NEW YORK (TheStreet) -- The future favors stocks of smaller, growing bank holding companies, judging by valuation based on earnings estimates.
This makes sense because so much of the regulatory pile-on is focused on larger banks.
The Durbin Amendment to the Dodd-Frank Wall Street Reform and Consumer Protection Act - signed into law by President Obama last July - severely limits the interchange fees that banks with over $10 billion in total assets can charge merchants to process debit card purchases.
As discussed in TheStreet's 10 Banks with Biggest Fee Worries, the Federal Reserve's initial proposal for implementing the Durbin Amendment would cut the interchange fees by an average over 70%, severely cutting into profits for some banks, including TCF Financial (TCB) and Regions Financial (RF).The battle over Durbin is still being played-out, through TCF's court case against the Fed - saying, among other things, that the bias against larger banks' fee income is unconstitutional - as well as ongoing discussions in Congress.

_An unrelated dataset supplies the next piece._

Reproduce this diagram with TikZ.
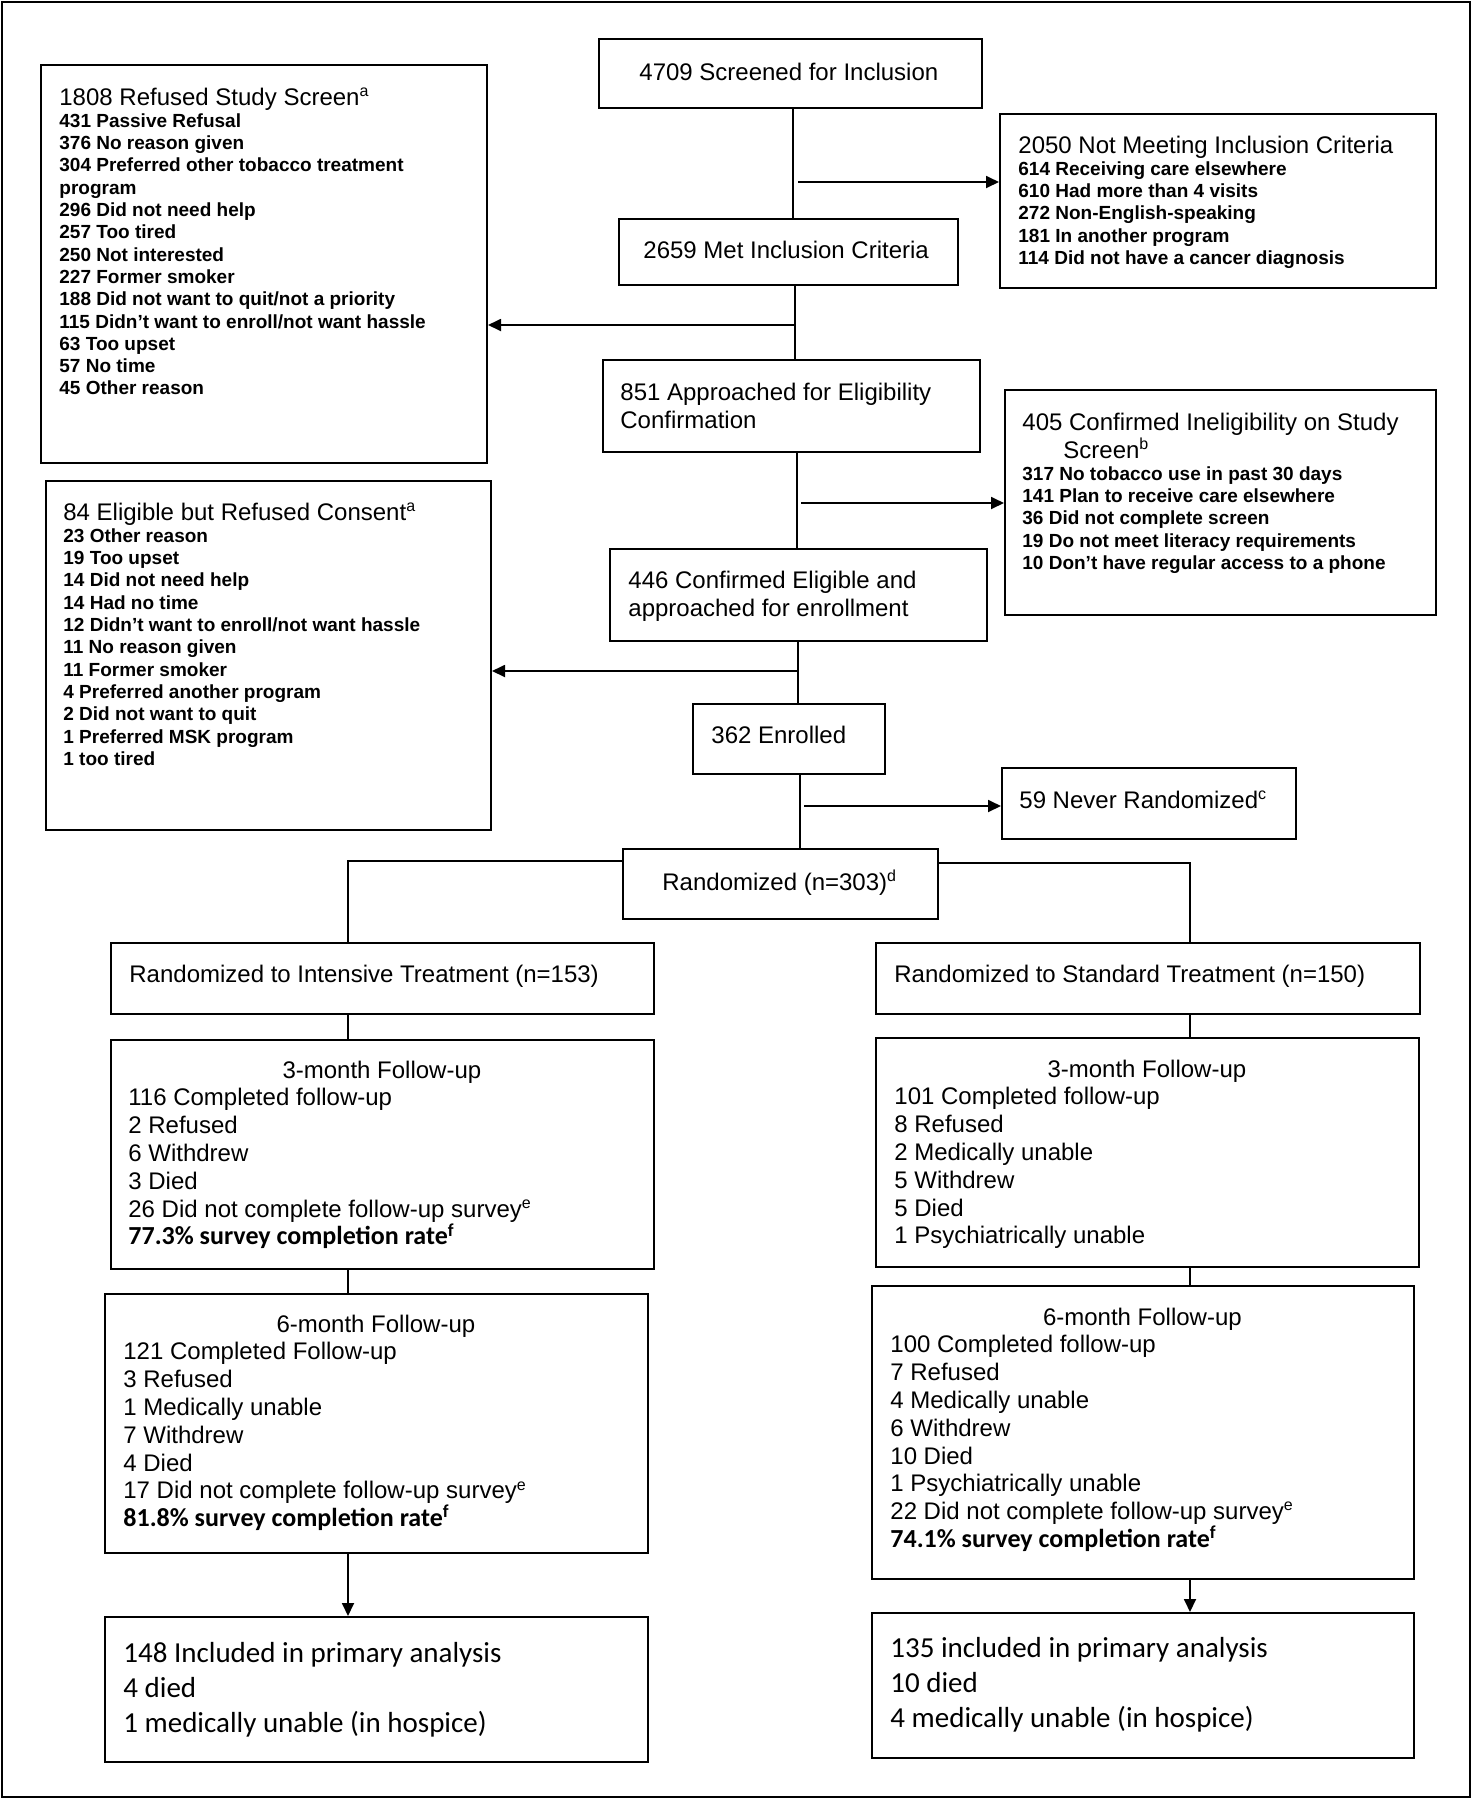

Of course, Durbin is only one factor in the ongoing regulatory evolution following the passage of Dodd-Frank. For the largest banks, headline risks and major risks to earnings from buybacks of securitized mortgages, the regulatory onslaught over foreclosure processes and associated legal expenses, are having their effect. It is striking how cheap the "big four" appear, by forward price-to-earnings ratios:
- For Bank of America (BAC), the forward price-to-earnings ratio was 7.5, based on Friday's closing price of $13.48 and the 2012 consensus earnings estimate of $1.79 a share.
- For JPMorgan Chase (JPM), the forward P/E was 8.3, based on Friday's closing price of $46.84 and the 2012 consensus EPS estimate of $5.61.
- For Citigroup (C), the forward P/E was 8.6, based on Friday's closing price of $4.53 and the 2012 consensus EPS estimate of 53 cents.
- For Wells Fargo (WFC), the forward P/E was 8.8, based on Friday's closing price of $31.62 and the 2012 consensus EPS estimate of $3.59.